The first New Zealand team went into the field at Christchurch in February 1894, but only two seasons later, again at Lancaster Park, Christchurch, a New Zealand team beat New South Wales by the handsome margin of 142 runs. The great Otago left-arm bowler, A. H. Fisher, took five for 20 in the Australians' second innings, after top scoring in New Zealand's second innings with 52 not out.

When the M.C.C. sent a team to New Zealand in 1906–07 it was beaten twice. Canterbury was again successful, by five wickets, and at the Basin Reserve, Wellington, New Zealand won a very hard-fought game by 56 runs. Fisher had a large share of the credit for this win also, although the New Zealander A. Williams, batting with an injured elbow, played a gallant innings of 72 not out.

In the 1924–25 season a strong Victorian team toured New Zealand and Wellington won much praise for defeating the visitors by 19 runs. The victory was due in the main to splendid bowling by F. T. Badcock and W. S. Brice, each of whom took nine wickets in the match. In 1935–36 Wellington had another win, this time over E. R. T. Holmes's M.C.C. team. Wellington's win was by only 14 runs. The M.C.C. needed 145 runs to win, but E. D. Blundell took five for 50. In the 1960–61 season New Zealand beat a strong M.C.C. team in one of the unofficial tests and drew the other two, the first time New Zealand has won a series against an overseas team.
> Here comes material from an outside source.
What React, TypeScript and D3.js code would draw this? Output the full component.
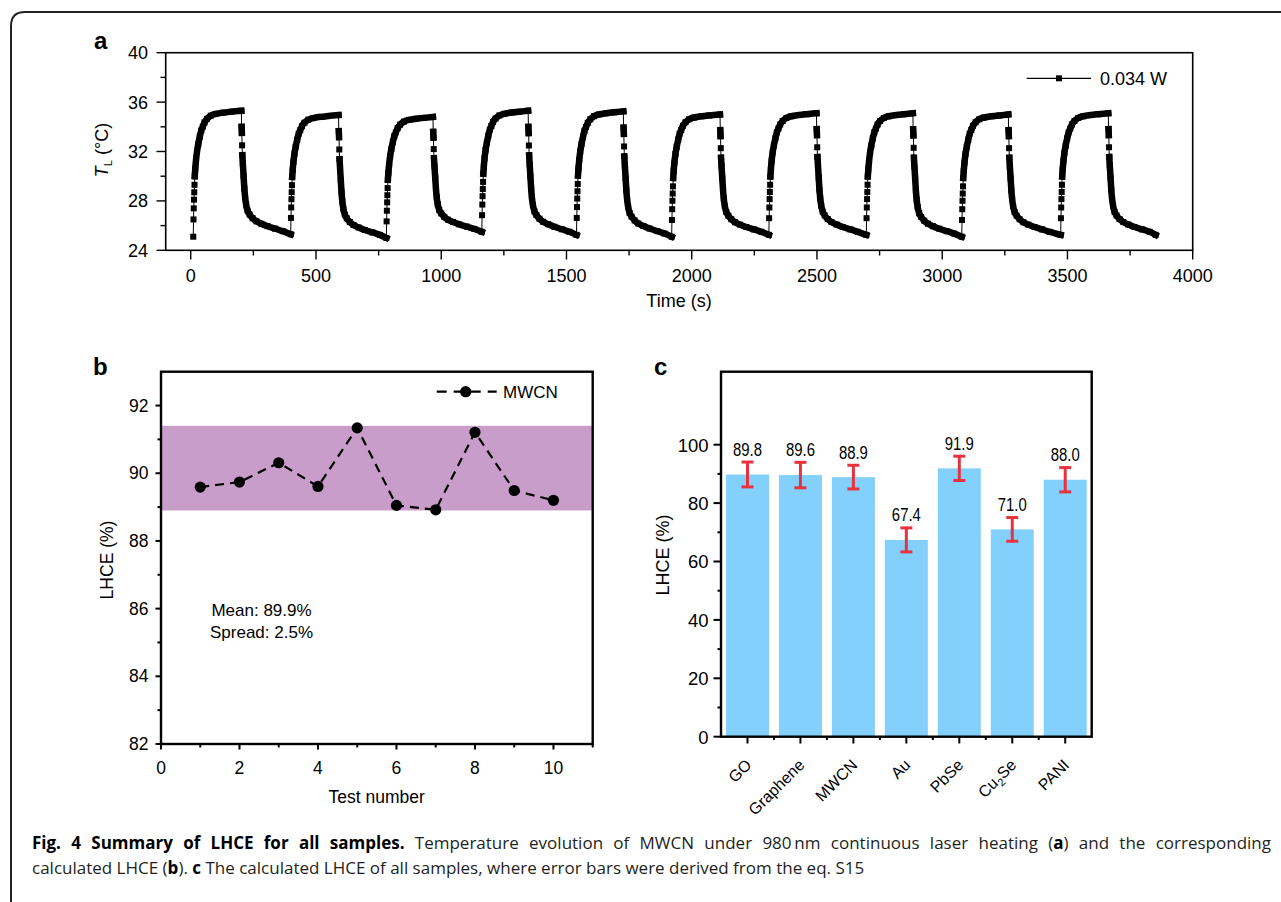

But the most notable victory New Zealand has won was its first in an official test. This was against the West Indies, in the last test of the series in 1956. Fine bowling by H. B. Cave and a resolute innings by the captain, J. R. Reid, were mainly responsible for the victory.

But New Zealand has had other triumphs. In 1927 a team was sent to England for the first time, and it was a daring venture from every point of view. No tests were played; a good many of the games were second-class fixtures, but New Zealand came out of the tour with a fine record and a splendid reputation for aggressive batting. The team often scored huge totals at incredible speed.

Then, in 1931, New Zealand played in a test match in England for the first time, at Lord's. New Zealand was dismissed for 224 and the England team, which included such great stars as Hammond, Duleepsinhji, Jardine, Woolley, Ames, and Allen, made 454. New Zealand, from that depressing position, fought back splendidly. C. S. Dempster made 120; M. L. Page, 104; R. C. Blunt, 96; and New Zealand was able to declare at 469 for nine wickets. England needed 240 runs and had lost five for 146 at the end of the match – a great recovery by New Zealand.

In 1948 an Australian team under D. G. Bradman went through England without defeat, the first team to do so. And in 1949 the New Zealanders, under W. A. Hadlee, very nearly repeated the feat. The team's only loss was on a rain-affected wicket, to Oxford University. Moreover, the New Zealanders scored on their tour a record number of runs, even more than the Australians in the previous summer. The batting of B. Sutcliffe, M. P. Donnelly, and W. M. Wallace, in particular, delighted English spectators. All four tests were drawn and a profit of over £15,000 was made. This was in every way a triumph for New Zealand.

The most recent overseas tour by New Zealand was also its most successful. Reid led a team in South Africa in 1961–62, and the first test was lost by only 30 runs. After drawing the second, New Zealand won the third. The fourth was lost, but a splendid all-round performance by Reid was primarily responsible for New Zealand winning the final test and squaring the rubber. These were the first overseas test victories. Reid's total of 1,915 runs in South Africa was the highest ever accomplished by a touring batsman.